The limits matter as much as the features. A platform can record and remind you of terms but it cannot grant rights, the license comes from the contract you and the creator signed, so the tool is a system of record, not the source of permission. So the durable approach is to get the rights right in the agreement first: spell out exactly where the content can run (their own channels, your owned channels, paid ads, out-of-home), for how long, whether you can edit it and whether the creator can use the same content for a competitor, then let the platform store and surface those terms so your team does not overstep them. Be especially careful with whitelisting and paid amplification, running creator content as ads from your account or theirs, since that frequently needs explicit, separately negotiated rights and is where brands most frequently stray past their license. And because rights are a legal matter that varies by market, have qualified counsel set your standard usage terms rather than relying on a platform template, since I am not a lawyer and the enforceable detail differs by jurisdiction.

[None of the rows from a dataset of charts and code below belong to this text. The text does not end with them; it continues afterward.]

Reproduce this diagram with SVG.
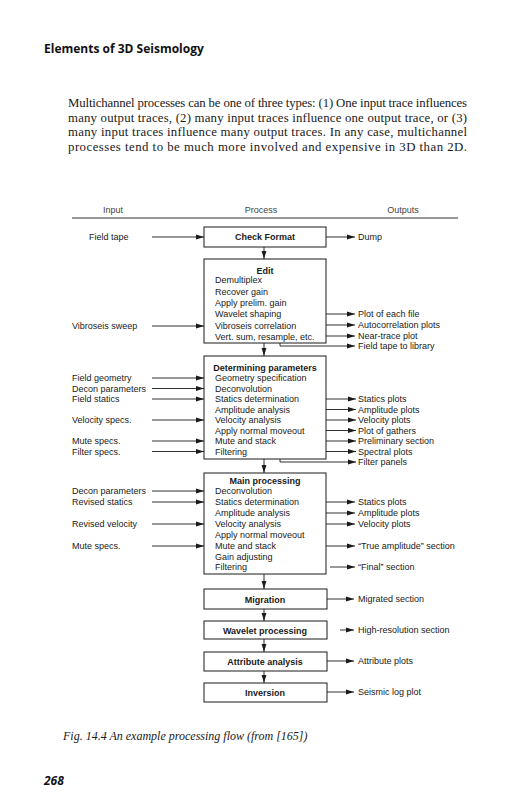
<svg xmlns="http://www.w3.org/2000/svg" width="531" height="800" viewBox="0 0 531 800">
<defs>
<marker id="ah" markerWidth="8" markerHeight="6" refX="8" refY="3" orient="auto" markerUnits="userSpaceOnUse">
<path d="M0,0.6 L8,3 L0,5.4 Z" fill="#1a1a1a"/>
</marker>
<style>
.pg{font-family:"Liberation Serif","Times New Roman",serif;font-size:12.8px;fill:#1a1a1a}
.hd{font-family:"Open Sans","Liberation Sans",sans-serif;font-weight:bold;font-size:12px;fill:#111}
.d{font-family:"Liberation Sans",Arial,sans-serif;font-size:9px;fill:#1a1a1a}
.lb{font-family:"Liberation Sans",Arial,sans-serif;font-size:9px;fill:#444}
.b{font-family:"Liberation Sans",Arial,sans-serif;font-size:9px;font-weight:bold;fill:#1a1a1a}
.box{fill:#fff;stroke:#1a1a1a;stroke-width:1}
.c{stroke:#1a1a1a;stroke-width:0.9;fill:none}
.a{stroke:#1a1a1a;stroke-width:0.9;fill:none;marker-end:url(#ah)}
.cap{font-family:"Liberation Serif","Times New Roman",serif;font-style:italic;font-size:12px;fill:#1a1a1a}
</style>
</defs>
<rect width="531" height="800" fill="#fff"/>
<text class="hd" x="44" y="53">Elements of 3D Seismology</text>
<g id="paragraph">
<text class="pg" x="68" y="107" textLength="399" lengthAdjust="spacing">Multichannel processes can be one of three types: (1) One input trace influences</text>
<text class="pg" x="68" y="122" textLength="399" lengthAdjust="spacing">many output traces, (2) many input traces influence one output trace, or (3)</text>
<text class="pg" x="68" y="136" textLength="399" lengthAdjust="spacing">many input traces influence many output traces. In any case, multichannel</text>
<text class="pg" x="68" y="151" textLength="399" lengthAdjust="spacing">processes tend to be much more involved and expensive in 3D than 2D.</text>
</g>
<g id="header">
<text class="lb" x="113" y="213" text-anchor="middle">Input</text>
<text class="lb" x="261" y="213" text-anchor="middle">Process</text>
<text class="lb" x="403" y="213" text-anchor="middle">Outputs</text>
<line class="c" x1="72" y1="218" x2="458" y2="218"/>
</g>
<g id="connectors">
<line class="a" x1="152" y1="237" x2="204" y2="237"/>
<line class="a" x1="326" y1="237" x2="355" y2="237"/>
<line class="a" x1="264" y1="247" x2="264" y2="259"/>
<line class="a" x1="152" y1="326" x2="204" y2="326"/>
<line class="a" x1="326" y1="314" x2="355" y2="314"/>
<line class="a" x1="326" y1="325" x2="355" y2="325"/>
<line class="a" x1="326" y1="336" x2="355" y2="336"/>
<path class="a" d="M280,343 V346 H355"/>
<line class="a" x1="264" y1="343" x2="264" y2="356"/>
<line class="a" x1="152" y1="378" x2="204" y2="378"/>
<line class="a" x1="152" y1="388.5" x2="204" y2="388.5"/>
<line class="a" x1="152" y1="399" x2="204" y2="399"/>
<line class="a" x1="152" y1="420" x2="204" y2="420"/>
<line class="a" x1="152" y1="441" x2="204" y2="441"/>
<line class="a" x1="152" y1="451.5" x2="204" y2="451.5"/>
<line class="a" x1="326" y1="399" x2="356" y2="399"/>
<line class="a" x1="326" y1="409.5" x2="356" y2="409.5"/>
<line class="a" x1="326" y1="420" x2="356" y2="420"/>
<line class="a" x1="326" y1="430.5" x2="356" y2="430.5"/>
<line class="a" x1="326" y1="441" x2="356" y2="441"/>
<line class="a" x1="326" y1="451.5" x2="356" y2="451.5"/>
<path class="a" d="M280,459 V462 H356"/>
<line class="a" x1="264" y1="459" x2="264" y2="473"/>
<line class="a" x1="152" y1="491" x2="204" y2="491"/>
<line class="a" x1="152" y1="502" x2="204" y2="502"/>
<line class="a" x1="152" y1="524" x2="204" y2="524"/>
<line class="a" x1="152" y1="546" x2="204" y2="546"/>
<line class="a" x1="326" y1="502" x2="355" y2="502"/>
<line class="a" x1="326" y1="513" x2="355" y2="513"/>
<line class="a" x1="326" y1="524" x2="355" y2="524"/>
<line class="a" x1="326" y1="546" x2="355" y2="546"/>
<line class="a" x1="330" y1="567" x2="355" y2="567"/>
<line class="a" x1="264" y1="574" x2="264" y2="589"/>
<line class="a" x1="327" y1="599" x2="354" y2="599"/>
<line class="a" x1="264" y1="609" x2="264" y2="621"/>
<line class="a" x1="340" y1="630" x2="354" y2="630"/>
<line class="a" x1="264" y1="639" x2="264" y2="652"/>
<line class="a" x1="327" y1="661" x2="354" y2="661"/>
<line class="a" x1="264" y1="671" x2="264" y2="683"/>
<line class="a" x1="327" y1="692" x2="354" y2="692"/>
</g>
<g id="inputs">
<text class="d" x="89" y="240">Field tape</text>
<text class="d" x="72" y="329">Vibroseis sweep</text>
<text class="d" x="72" y="381">Field geometry</text>
<text class="d" x="72" y="391.5">Decon parameters</text>
<text class="d" x="72" y="402">Field statics</text>
<text class="d" x="72" y="423">Velocity specs.</text>
<text class="d" x="72" y="444">Mute specs.</text>
<text class="d" x="72" y="454.5">Filter specs.</text>
<text class="d" x="72" y="494">Decon parameters</text>
<text class="d" x="72" y="505">Revised statics</text>
<text class="d" x="72" y="527">Revised velocity</text>
<text class="d" x="72" y="549">Mute specs.</text>
</g>
<g id="outputs">
<text class="d" x="358" y="240">Dump</text>
<text class="d" x="358" y="317">Plot of each file</text>
<text class="d" x="358" y="328">Autocorrelation plots</text>
<text class="d" x="358" y="339">Near-trace plot</text>
<text class="d" x="358" y="349">Field tape to library</text>
<text class="d" x="358" y="402">Statics plots</text>
<text class="d" x="358" y="412.5">Amplitude plots</text>
<text class="d" x="358" y="423">Velocity plots</text>
<text class="d" x="358" y="433.5">Plot of gathers</text>
<text class="d" x="358" y="444">Preliminary section</text>
<text class="d" x="358" y="454.5">Spectral plots</text>
<text class="d" x="358" y="465">Filter panels</text>
<text class="d" x="358" y="505">Statics plots</text>
<text class="d" x="358" y="516">Amplitude plots</text>
<text class="d" x="358" y="527">Velocity plots</text>
<text class="d" x="358" y="549">“True amplitude” section</text>
<text class="d" x="358" y="570">“Final” section</text>
<text class="d" x="358" y="602">Migrated section</text>
<text class="d" x="358" y="633">High-resolution section</text>
<text class="d" x="358" y="664">Attribute plots</text>
<text class="d" x="358" y="695">Seismic log plot</text>
</g>
<g id="check-format">
<rect class="box" x="204" y="227" width="122" height="20"/>
<text class="b" x="265" y="240" text-anchor="middle">Check Format</text>
</g>
<g id="edit">
<rect class="box" x="204" y="259" width="122" height="84"/>
<text class="b" x="265" y="274" text-anchor="middle">Edit</text>
<text class="d" x="215" y="283">Demultiplex</text>
<text class="d" x="215" y="295">Recover gain</text>
<text class="d" x="215" y="306">Apply prelim. gain</text>
<text class="d" x="215" y="317">Wavelet shaping</text>
<text class="d" x="215" y="329">Vibroseis correlation</text>
<text class="d" x="215" y="340">Vert. sum, resample, etc.</text>
</g>
<g id="determining-parameters">
<rect class="box" x="204" y="356" width="122" height="103"/>
<text class="b" x="265" y="370.5" text-anchor="middle">Determining parameters</text>
<text class="d" x="215" y="381">Geometry specification</text>
<text class="d" x="215" y="391.5">Deconvolution</text>
<text class="d" x="215" y="402">Statics determination</text>
<text class="d" x="215" y="412.5">Amplitude analysis</text>
<text class="d" x="215" y="423">Velocity analysis</text>
<text class="d" x="215" y="433.5">Apply normal moveout</text>
<text class="d" x="215" y="444">Mute and stack</text>
<text class="d" x="215" y="454.5">Filtering</text>
</g>
<g id="main-processing">
<rect class="box" x="204" y="473" width="122" height="101"/>
<text class="b" x="265" y="484" text-anchor="middle">Main processing</text>
<text class="d" x="215" y="494">Deconvolution</text>
<text class="d" x="215" y="505">Statics determination</text>
<text class="d" x="215" y="516">Amplitude analysis</text>
<text class="d" x="215" y="527">Velocity analysis</text>
<text class="d" x="215" y="538">Apply normal moveout</text>
<text class="d" x="215" y="549">Mute and stack</text>
<text class="d" x="215" y="560">Gain adjusting</text>
<text class="d" x="215" y="570">Filtering</text>
</g>
<g id="migration">
<rect class="box" x="204" y="589" width="123" height="20"/>
<text class="b" x="265" y="602.5" text-anchor="middle">Migration</text>
</g>
<g id="wavelet-processing">
<rect class="box" x="204" y="621" width="123" height="18"/>
<text class="b" x="265" y="633.5" text-anchor="middle">Wavelet processing</text>
</g>
<g id="attribute-analysis">
<rect class="box" x="204" y="652" width="123" height="19"/>
<text class="b" x="265" y="664.5" text-anchor="middle">Attribute analysis</text>
</g>
<g id="inversion">
<rect class="box" x="204" y="683" width="123" height="19"/>
<text class="b" x="265" y="695.5" text-anchor="middle">Inversion</text>
</g>
<text class="cap" x="63" y="740">Fig. 14.4 An example processing flow (from [165])</text>
<text class="hd" x="44" y="785" font-style="italic">268</text>
</svg>
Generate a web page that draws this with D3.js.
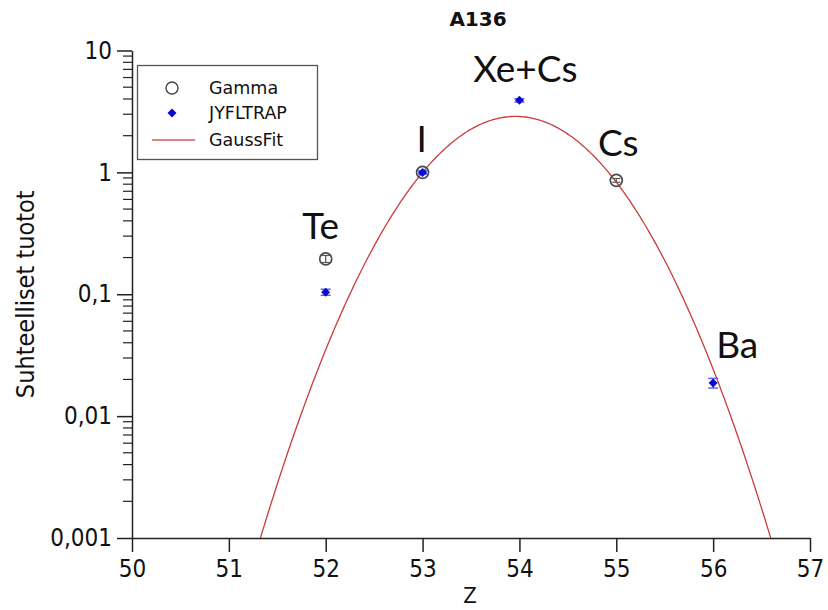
<!DOCTYPE html>
<html>
<head>
<meta charset="utf-8">
<script src="https://cdn.jsdelivr.net/npm/d3@7"></script>
<style>
  html, body { margin: 0; padding: 0; background: #fff; }
  svg { display: block; }
  .axis text { font-family: "DejaVu Sans Condensed", "DejaVu Sans", sans-serif; font-stretch: condensed; }
</style>
</head>
<body>
<svg id="chart" width="828" height="610"></svg>
<script>
// Relative yields for mass chain A = 136
const xTicks = [50, 51, 52, 53, 54, 55, 56, 57];
const yTicks = [0.001, 0.01, 0.1, 1, 10];

// Gamma-spectroscopy yields
const gammaZ = [52, 53, 55];
const gammaY = [0.195, 1.0, 0.86];
const gammaErr = [0.013, 0.03, 0.03];

// JYFLTRAP yields
const trapZ = [52, 53, 54, 56];
const trapY = [0.104, 1.0, 3.9, 0.0187];
const trapErr = [0.006, 0.03, 0.12, 0.0017];

// Element labels, tied to the measured point they annotate
const elemNames = ["Te", "I", "Xe+Cs", "Cs", "Ba"];
const elemZ = [52, 53, 54, 55, 56];
const elemY = [0.195, 1.0, 3.9, 0.86, 0.0187];

// Gaussian fit parameters: amplitude, centroid, width
const gaussA = 2.88;
const gaussMu = 53.96;
const gaussSigma = 0.66;

const svg = d3.select("#chart");
const plotLeft = 132, plotRight = 810, plotTop = 50.5, plotBottom = 538;

const x = d3.scaleLinear().domain([50, 57]).range([plotLeft, plotRight]);
const y = d3.scaleLog().domain([0.001, 10]).range([plotBottom, plotTop]);

const axisColor = "#222";
const fmt = v => String(v).replace(".", ",");

// Title
svg.append("text")
  .attr("x", 478).attr("y", 26)
  .attr("text-anchor", "middle")
  .style("font-family", "DejaVu Sans, sans-serif")
  .style("font-weight", "bold")
  .style("font-size", "20px")
  .attr("fill", "#111")
  .text("A136");

// Minor log ticks
const minor = [];
for (let e = -3; e < 1; e++) {
  for (let m = 2; m <= 9; m++) minor.push(m * Math.pow(10, e));
}
svg.append("g").selectAll("line").data(minor).join("line")
  .attr("x1", plotLeft - 9).attr("x2", plotLeft)
  .attr("y1", d => y(d)).attr("y2", d => y(d))
  .attr("stroke", axisColor).attr("stroke-width", 1.2);

// Y axis
const gy = svg.append("g").attr("class", "axis")
  .attr("transform", `translate(${plotLeft},0)`)
  .call(d3.axisLeft(y).tickValues(yTicks).tickFormat(fmt).tickSize(15).tickSizeOuter(0).tickPadding(5));
gy.selectAll("text").style("font-size", "24px").attr("fill", "#111");

// X axis
const gx = svg.append("g").attr("class", "axis")
  .attr("transform", `translate(0,${plotBottom})`)
  .call(d3.axisBottom(x).tickValues(xTicks).tickFormat(d3.format("d")).tickSize(14).tickSizeOuter(0).tickPadding(8));
gx.selectAll("text").style("font-size", "24px").attr("fill", "#111");

svg.selectAll(".axis path, .axis line").attr("stroke", axisColor).attr("stroke-width", 1.5);

// Axis titles
svg.append("text")
  .attr("transform", `translate(34,${(plotTop + plotBottom) / 2}) rotate(-90)`)
  .attr("text-anchor", "middle")
  .style("font-family", "DejaVu Sans Condensed, DejaVu Sans, sans-serif")
  .style("font-stretch", "condensed")
  .style("font-size", "25px")
  .attr("fill", "#111")
  .text("Suhteelliset tuotot");

svg.append("text")
  .attr("x", 470).attr("y", 603)
  .attr("text-anchor", "middle")
  .style("font-family", "DejaVu Sans Condensed, DejaVu Sans, sans-serif")
  .style("font-stretch", "condensed")
  .style("font-size", "22px")
  .attr("fill", "#111")
  .text("Z");

// Gaussian fit curve, clipped to the plot frame
svg.append("clipPath").attr("id", "plotClip")
  .append("rect").attr("x", plotLeft).attr("y", plotTop)
  .attr("width", plotRight - plotLeft).attr("height", plotBottom - plotTop);

const fitZ = d3.range(50, 57.0001, 0.02);
const gauss = z => gaussA * Math.exp(-((z - gaussMu) ** 2) / (2 * gaussSigma ** 2));
svg.append("path")
  .datum(fitZ)
  .attr("clip-path", "url(#plotClip)")
  .attr("fill", "none")
  .attr("stroke", "#cc3b3b")
  .attr("stroke-width", 1.3)
  .attr("d", d3.line().x(d => x(d)).y(d => y(Math.max(gauss(d), 1e-6))));

// Gamma points: open circles with error bars
const gammaData = gammaZ.map((z, i) => ({ z, v: gammaY[i], e: gammaErr[i] }));
const gG = svg.append("g");
gammaData.forEach(d => {
  const cx = x(d.z), y0 = y(d.v + d.e), y1 = y(d.v - d.e);
  gG.append("line").attr("x1", cx).attr("x2", cx).attr("y1", y0).attr("y2", y1)
    .attr("stroke", "#555").attr("stroke-width", 1.2);
  [y0, y1].forEach(yy => gG.append("line").attr("x1", cx - 4).attr("x2", cx + 4).attr("y1", yy).attr("y2", yy)
    .attr("stroke", "#555").attr("stroke-width", 1.2));
  gG.append("circle").attr("cx", cx).attr("cy", y(d.v)).attr("r", 6)
    .attr("fill", "none").attr("stroke", "#4a4a4a").attr("stroke-width", 1.7);
});

// JYFLTRAP points: blue diamonds with error bars
const trapData = trapZ.map((z, i) => ({ z, v: trapY[i], e: trapErr[i] }));
const gT = svg.append("g");
const diamond = (cx, cy, w, h) => `M${cx},${cy - h}L${cx + w},${cy}L${cx},${cy + h}L${cx - w},${cy}Z`;
trapData.forEach(d => {
  const cx = x(d.z), y0 = y(d.v + d.e), y1 = y(d.v - d.e);
  gT.append("line").attr("x1", cx).attr("x2", cx).attr("y1", y0).attr("y2", y1)
    .attr("stroke", "#5a5af0").attr("stroke-width", 1.4);
  [y0, y1].forEach(yy => gT.append("line").attr("x1", cx - 5).attr("x2", cx + 5).attr("y1", yy).attr("y2", yy)
    .attr("stroke", "#5a5af0").attr("stroke-width", 1.4));
  gT.append("path").attr("d", diamond(cx, y(d.v), 4.5, 4.5)).attr("fill", "#0a0ad0");
});

// Element labels
const labelOffset = { "Te": [-5, -20], "I": [-1, -20], "Xe+Cs": [6, -18], "Cs": [2, -24], "Ba": [24, -25] };
elemNames.forEach((name, i) => {
  const off = labelOffset[name];
  svg.append("text")
    .attr("x", x(elemZ[i]) + off[0]).attr("y", y(elemY[i]) + off[1])
    .attr("text-anchor", "middle")
    .style("font-family", "Lato, 'Open Sans', sans-serif")
    .style("font-size", "37px")
    .attr("fill", "#111")
    .text(name);
});

// Legend
const lg = svg.append("g");
lg.append("rect").attr("x", 137.5).attr("y", 65.5).attr("width", 180).attr("height", 94)
  .attr("fill", "#fff").attr("stroke", "#555").attr("stroke-width", 1.3);
const legendItems = ["Gamma", "JYFLTRAP", "GaussFit"];
const legendY = [88, 113, 140];
lg.append("circle").attr("cx", 172).attr("cy", legendY[0]).attr("r", 6)
  .attr("fill", "none").attr("stroke", "#444").attr("stroke-width", 1.4);
lg.append("path").attr("d", diamond(172, legendY[1], 4.5, 4.5)).attr("fill", "#0a0ad0");
lg.append("line").attr("x1", 152).attr("x2", 195).attr("y1", legendY[2]).attr("y2", legendY[2])
  .attr("stroke", "#d45a5a").attr("stroke-width", 1.4);
legendItems.forEach((t, i) => {
  lg.append("text").attr("x", 209).attr("y", legendY[i]).attr("dy", "0.36em")
    .style("font-family", "DejaVu Sans, sans-serif")
    .style("font-size", "17.5px")
    .attr("fill", "#111")
    .text(t);
});
</script>
</body>
</html>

Flinque is a discovery and vetting tool, so it does not store content or manage usage rights, that belongs in your contract and in a campaign or asset-management platform. The one connection worth drawing is that rights conversations go more smoothly with professional, established creators, the kind vetting helps you identify, because they understand licensing and negotiate it cleanly, whereas usage disputes are more likely with creators new to how this works. So Flinque helps you choose partners who handle rights professionally but the license itself must be pinned down in the agreement and the storage handled in a management tool, with counsel setting the terms.